Sebastian contends that investors appear to be missing what he thinks is one of the most compelling subscription models in the internet and tech sector —and he’s not just talking about Amazon Prime. 

“We view the key attribute of a subscription service as the ability to retain customers with compelling services, while simultaneously adding new ones cost effectively,” he writes in a research note. “Altogether, we view at least 75% of Amazon’s revenues as essentially recurring revenue streams.”

It starts with online stores. “We estimate Amazon is quickly approaching 200 million paid Prime subscribers—which means there are likely 400-600 million people shopping with Amazon regularly and driving ~80% of the company’s e-commerce volumes,” he writes.

Sebastian adds that Amazon’s consumer ecosystem is also supported by services, such as Prime Video and Alexa, and devices like Echo smart speakers and Ring doorbells. 

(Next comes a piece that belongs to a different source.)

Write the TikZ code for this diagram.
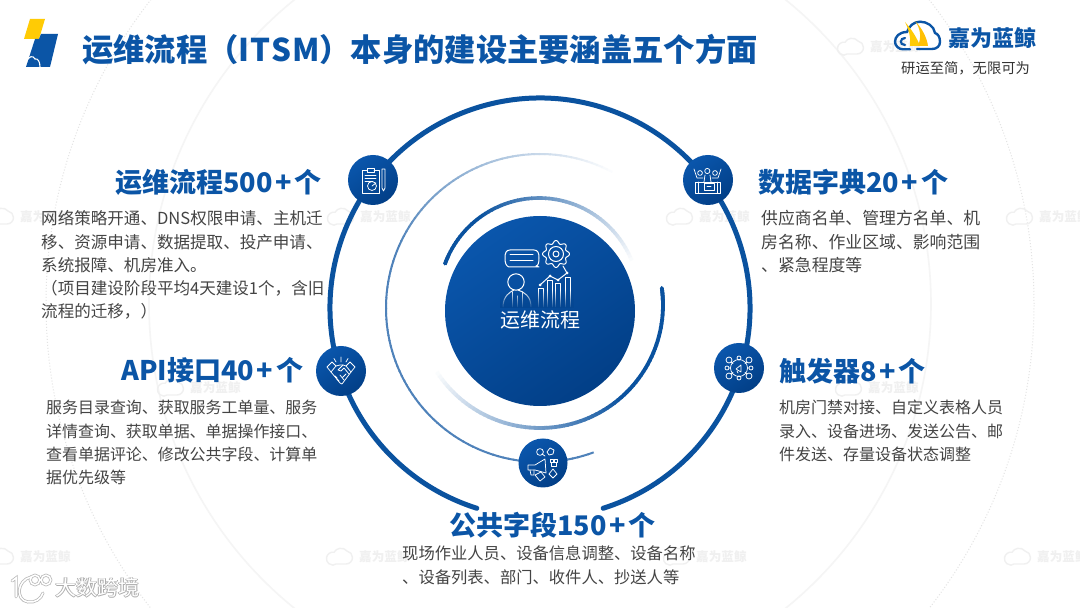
\documentclass[tikz,border=0pt]{standalone}
\usepackage{fontspec}
\setmainfont{Noto Sans CJK SC}
\usetikzlibrary{fadings}
\definecolor{ringblue}{HTML}{0A529F}
\definecolor{headblue}{HTML}{0B55A6}
\definecolor{discA}{HTML}{0A56AC}
\definecolor{discB}{HTML}{023F87}
\definecolor{bodygray}{HTML}{444444}
\definecolor{wmgray}{HTML}{F0F0F0}
\definecolor{bgring}{HTML}{F5F5F5}
\definecolor{logoyellow}{HTML}{FFCB05}
\newcommand{\fs}[1]{\fontsize{#1}{#1}\selectfont}
\newcommand{\plusk}{\hspace{2.9pt}+\hspace{2.9pt}}
\newcommand{\flp}{\char"FF08\relax}
\newcommand{\frp}{\char"FF09\relax}
\newcommand{\fcm}{\char"FF0C\relax}
\tikzset{
  heading/.style={anchor=west,inner sep=0pt,text=headblue,font=\fs{27}\bfseries},
  bodytext/.style={anchor=west,inner sep=0pt,text=bodygray,font=\fs{#1}},
  disc/.style={circle,inner sep=0pt,minimum size=#1,shading=axis,left color=discA,right color=discB,shading angle=35},
  icon/.style={draw=white,line width=0.75pt,line cap=round,line join=round,fill=none},
  wmtext/.style={anchor=west,inner sep=0pt,text=wmgray,font=\fs{12.6}\bfseries},
}
\newcommand{\wm}[3]{%
  \draw[wmgray,line width=1.4pt] (#2+9,608-#3-7) -- (#2+19,608-#3-7)
    arc[start angle=-90,end angle=80,radius=6.5] arc[start angle=40,end angle=150,radius=8]
    arc[start angle=80,end angle=270,radius=6.5] -- cycle;
  \node[wmtext] (#1) at (#2+32,608-#3) {嘉为蓝鲸};
}
\begin{document}
\begin{tikzpicture}[x=1pt,y=1pt]
\useasboundingbox (0,0) rectangle (1080,608);
\fill[white] (0,0) rectangle (1080,608);
% background rings
\coordinate (bgc) at (540,304);
\draw[bgring,line width=1.6pt] (bgc) circle[radius=391];
\draw[black!11,line width=1pt,dotted] (bgc) circle[radius=494];
% watermarks
\wm{wa}{838}{47}
\wm{wb}{-12}{217}
\wm{wc}{328}{217}
\wm{wd}{667}{217}
\wm{we}{1007}{217}
\wm{wf}{158}{388}
\wm{wg}{836}{388}
\wm{wh}{-12}{557}
\wm{wi}{327}{557}
\wm{wj}{664}{557}
\wm{wk}{1005}{557}
% top-left logo
\fill[logoyellow] (30,589) -- (45,589) -- (39,569) -- (24,569) -- cycle;
\fill[headblue] (35,569) -- (39,569) -- (41,574) -- (58,574) -- (50,541) -- (26,541) -- cycle;
\draw[white,line width=1.1pt] (26,546) .. controls (29,552) and (33,553) .. (35,549) .. controls (38,550) and (40,546) .. (40,541);
% top-right logo
\draw[headblue,line width=2.4pt,line cap=round] (917,559) -- (932,559) .. controls (937,559) and (940,562) .. (940,566.3) .. controls (940,571) and (938,574) .. (935,575) .. controls (934,582) and (927,586.3) .. (920,586.3) .. controls (914,586.3) and (909,582) .. (907,576) .. controls (899,576) and (895,571) .. (895,566.3) .. controls (895,562) and (899,558.7) .. (903,558.7) -- (910,558.7);
\draw[headblue,line width=2.2pt,line cap=round] (905,570) .. controls (900,570) and (899,563) .. (905,563);
\fill[logoyellow] (905,586) .. controls (912,578) and (917,570) .. (920,562) -- (910,562) .. controls (911,570) and (909,578) .. (905,586) -- cycle;
\fill[logoyellow!85!orange] (915,587) .. controls (922,580) and (927,570) .. (928,562) -- (918,562) .. controls (922,572) and (920,580) .. (915,587) -- cycle;
\node[anchor=west,inner sep=0pt,text=headblue,font=\fs{22}\bfseries] (logoname) at (948,570) {嘉为蓝鲸};
\node[anchor=west,inner sep=0pt,text=black!80,font=\fs{14.3}] (slogan) at (901,540) {研运至简\fcm 无限可为};
% title
\node[anchor=west,inner sep=0pt,text=headblue,font=\fs{31.3}\bfseries] (title) at (82,558) {运维流程\flp I\hspace{0.8pt}T\hspace{0.8pt}S\hspace{0.8pt}M\frp 本身的建设主要涵盖五个方面};
% outer ring
\coordinate (rc) at (540,300);
\draw[ringblue,line width=5pt,line cap=round] ([shift=(-72.5:210)]rc) arc[start angle=-72.5,end angle=252.5,radius=210];
% thin ring, fading towards the top right
\coordinate (tc) at (540,300);
\foreach \a in {60,62,...,288}{
  \pgfmathsetmacro\p{min(72,(\a-60)*0.75)}
  \draw[color=ringblue!\p!white,line width=2pt] ([shift=(\a:154)]tc) arc[start angle=\a,end angle=\a+2.4,radius=154];
}
% upper inner arc
\coordinate (uc) at (539,310);
\foreach \a in {20,22,...,158}{
  \pgfmathsetmacro\p{min(100,(\a-20)/1.05)}
  \draw[color=ringblue!\p!white,line width=3.6pt] ([shift=(\a:100)]uc) arc[start angle=\a,end angle=\a+2.4,radius=100];
}
\draw[ringblue,line width=3.6pt,line cap=round] ([shift=(155:100)]uc) arc[start angle=155,end angle=160,radius=100];
% lower inner arc
\coordinate (lc) at (540,303);
\foreach \a in {211,213,...,365}{
  \pgfmathsetmacro\p{min(100,(\a-211)/1.0)}
  \draw[color=ringblue!\p!white,line width=3.8pt] ([shift=(\a:123)]lc) arc[start angle=\a,end angle=\a+2.4,radius=123];
}
\draw[ringblue,line width=3.8pt,line cap=round] ([shift=(362:123)]lc) arc[start angle=362,end angle=368,radius=123];
% centre disc
\node[disc=190pt] (centre) at (540,297) {};
\node[inner sep=0pt,text=white,font=\fs{20}] (centrelabel) at (540,288) {运维流程};
% centre icon
\begin{scope}[icon,line width=1pt]
  % message box
  \draw (510,358) -- (534,358) .. controls (538,358) and (539,355) .. (539,350) .. controls (539,345) and (538,342) .. (536,342) -- (539,341) -- (509,341) .. controls (506,342) and (505,345) .. (505,350) .. controls (505,355) and (506,358) .. (510,358) -- cycle;
  \draw (510,353) -- (533,353) (510,347) -- (533,347);
  % gear
  \draw plot[domain=0:360,samples=97,smooth] ({556+(12+1.5*cos(8*\x))*cos(\x)},{354+(12+1.5*cos(8*\x))*sin(\x)});
  \draw (556,354) circle[radius=7.5] (556,354) circle[radius=3];
  % chart line
  \draw (540,323) -- (550,332) -- (558,328) -- (567,335) -- (563,342);
  \fill[white] (540,323) circle[radius=1.5] (550,332) circle[radius=1.5] (558,328) circle[radius=1.5] (567,335) circle[radius=1.5];
  % person
  \draw (516,326) circle[radius=8.2];
  \draw (503,301) .. controls (503,312) and (510,316) .. (514,318) (531,301) .. controls (531,312) and (524,316) .. (518,318);
  \draw (512,316) -- (512,301) (517,312) -- (517,301) (522,316) -- (522,301);
  % bars
  \draw (538,301) -- (538,319) -- (543,319) -- (543,301);
  \draw (547,301) -- (547,327) -- (552,327) -- (552,301);
  \draw (555,301) -- (555,324) -- (560,324) -- (560,301);
  \draw (565,301) -- (565,330) -- (570,330) -- (570,301);
\end{scope}
\fill[discB!70!discA,path fading=north] (500,300) rectangle (574,318);
% satellite discs
\node[disc=50pt] (d1) at (373,428) {};
\node[disc=50pt] (d2) at (708,428) {};
\node[disc=50pt] (d3) at (341,237) {};
\node[disc=50pt] (d4) at (739,240) {};
\node[disc=49pt] (d5) at (543,145) {};
% icon 1: clipboard and pencil
\begin{scope}[shift={(d1)},icon]
  \draw (-6,10) -- (-11,10) -- (-11,-13) -- (6,-13) -- (6,10) -- (1,10);
  \draw (-6,8) rectangle (1,11.5);
  \draw (-8,5) -- (3,5) (-8,2) -- (3,2) (-8,-1) -- (0,-1);
  \draw (-1,-6) circle[radius=4.5] (-1,-6) -- (3,-3);
  \draw (9,11) -- (12,11) -- (12,-8) -- (10.5,-11) -- (9,-8) -- cycle;
\end{scope}
% icon 2: people and screen
\begin{scope}[shift={(d2)},icon]
  \draw (-13,-2) rectangle (12,-13);
  \draw (-10,-2) -- (-10,-13) (9,-2) -- (9,-13);
  \draw (-4,-3) rectangle (6,-10);
  \draw (-1,-6) -- (3,-6);
  \draw (-8,7) circle[radius=2.4] (-0.7,9) circle[radius=2.6] (7,7) circle[radius=2.4];
  \draw (-14,11) -- (-11,2) -- (-5,2) (13,11) -- (10,2) -- (4,2);
  \draw (-4,-2) -- (-3,5) (3,-2) -- (2,5);
\end{scope}
% icon 3: hub
\begin{scope}[shift={(d4)},icon]
  \draw (0,0) circle[radius=8.5];
  \draw (-3,-1) -- (2,3) -- (2,-4) -- cycle (-2,-3) -- (-1,-5);
  \foreach \sx/\sy/\sr in {-10/8/3,0/10/2,10/8/3,-12/0/2,12/0/2,-10/-8/3,0/-10/2,10/-8/3}{
    \draw (\sx,\sy) circle[radius=\sr];
  }
  \draw (-8,6) -- (-6,4.5) (0,8) -- (0,8.5) (8,6) -- (6,4.5) (-10,0) -- (-8.5,0) (10,0) -- (8.5,0) (-8,-6) -- (-6,-4.5) (0,-8) -- (0,-8.5) (8,-6) -- (6,-4.5);
\end{scope}
% icon 4: handshake
\begin{scope}[shift={(d3)},icon]
  \draw (-14,4) -- (-9,9) -- (-5,5) -- (-10,-1) -- cycle;
  \draw (14,4) -- (9,9) -- (5,5) -- (10,-1) -- cycle;
  \draw (-5,5) -- (-1,6) -- (2,6) -- (5,5);
  \draw (-10,-1) -- (-1,-12) -- (1,-13) -- (10,-1);
  \draw (2,6) -- (-3,1) -- (0,0) -- (3,3) -- (8,-3);
  \draw (-6,-5) -- (-4,-7) (-4,-8) -- (-2,-10) (2,-6) -- (5,-3) (-1,-4) -- (3,-9);
  \draw (0,9) -- (0,14) (-5,9) -- (-7,12.5) (5,9) -- (7,12.5);
\end{scope}
% icon 5: megaphone and tags
\begin{scope}[shift={(d5)},icon]
  \draw (-8,-2) -- (2,4) -- (3,-10) -- (-8,-7) -- (-15,-7) -- (-15,-2) -- cycle;
  \draw (-13,-7) -- (-12,-12) -- (-9,-12) -- (-9,-7);
  \draw (-3,11) circle[radius=3.4] (-1,9) -- (2,7);
  \draw (7,15) -- (11,13) -- (10,9) -- (6,8) -- (4,11) -- cycle;
  \draw (7,1) rectangle (10,4) (11,1) rectangle (14,4) (8,-3) rectangle (13,1);
  \draw (6,-11) -- (10,-6) -- (14,-11) -- (10,-15) -- cycle;
  \draw (-8,-12) -- (-2,-9) -- (2,-14) -- (-3,-18) -- cycle;
\end{scope}
% section texts
\node[heading] (h1) at (115,426) {运维流程500\plusk 个};
\node[bodytext=16.55] (b11) at (41,390) {网络策略开通、DNS权限申请、主机迁};
\node[bodytext=16.55] (b12) at (41,366) {移、资源申请、数据提取、投产申请、};
\node[bodytext=16.55] (b13) at (41,343) {系统报障、机房准入。};
\node[bodytext=16.55] (b14) at (41,320) {\flp 项目建设阶段平均4天建设1个\fcm 含旧};
\node[bodytext=16.55] (b15) at (41,297) {流程的迁移\fcm\frp};
\node[heading] (h2) at (758,426) {数据字典20\plusk 个};
\node[bodytext=16.85] (b21) at (761,390) {供应商名单、管理方名单、机};
\node[bodytext=16.85] (b22) at (761,366) {房名称、作业区域、影响范围};
\node[bodytext=16.85] (b23) at (761,343) {、紧急程度等};
\node[heading] (h3) at (121,238) {API接口40\plusk 个};
\node[bodytext=15.95] (b31) at (46,201) {服务目录查询、获取服务工单量、服务};
\node[bodytext=15.95] (b32) at (46,177) {详情查询、获取单据、单据操作接口、};
\node[bodytext=15.95] (b33) at (46,154) {查看单据评论、修改公共字段、计算单};
\node[bodytext=15.95] (b34) at (46,131) {据优先级等};
\node[heading] (h4) at (779,237) {触发器8\plusk 个};
\node[bodytext=16] (b41) at (779,201) {机房门禁对接、自定义表格人员};
\node[bodytext=16] (b42) at (779,177) {录入、设备进场、发送公告、邮};
\node[bodytext=16] (b43) at (779,154) {件发送、存量设备状态调整};
\node[heading] (h5) at (449,83) {公共字段150\plusk 个};
\node[bodytext=16.3] (b51) at (402,55) {现场作业人员、设备信息调整、设备名称};
\node[bodytext=16.3] (b52) at (402,31) {、设备列表、部门、收件人、抄送人等};
% bottom-left mark
\foreach \dx/\dy in {-0.9/0,0.9/0,0/-0.9,0/0.9}{
  \node[anchor=west,inner sep=0pt,text=black!32,font=\fs{21}] at (55+\dx,20+\dy) {大数跨境};
}
\node[anchor=west,inner sep=0pt,text=white,font=\fs{21}] (markname) at (55,20) {大数跨境};
\foreach \col/\lw in {black!28/3pt,white/1.5pt}{
  \draw[color=\col,line width=\lw,line cap=round] (12,27) -- (16,30) -- (16,11);
  \draw[color=\col,line width=\lw,line cap=round] (31,31) .. controls (17,28) and (15,8) .. (28,6) .. controls (35,5) and (41,9) .. (43,15);
  \draw[color=\col,line width=\lw] (35,28) circle[radius=4.8] (46,28) circle[radius=4.8];
}
\end{tikzpicture}
\end{document}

Another element of the story involves third-party seller services. “As just-in-time supply, efficient inventory management, and fast delivery become table stakes for e-commerce, Amazon’s third-party seller services should benefit from even higher rates of retention and usage,” he writes.

And then there’s Amazon Web Services. “AWS generates revenues that we view as largely recurring,” he writes. “Specifically, the company’s market leadership in infrastructure-as-a-service tends to generate significant repeat usage, while the increasing portfolio of software services adds incremental quasi-subscription revenue streams.”

Sebastian thinks Amazon can grow revenues to over $830 billion in 2025, up from $386 billion last year, reaching $1 trillion in gross merchandise value.

Amazon shares are up 0.2%, to $3,098.46.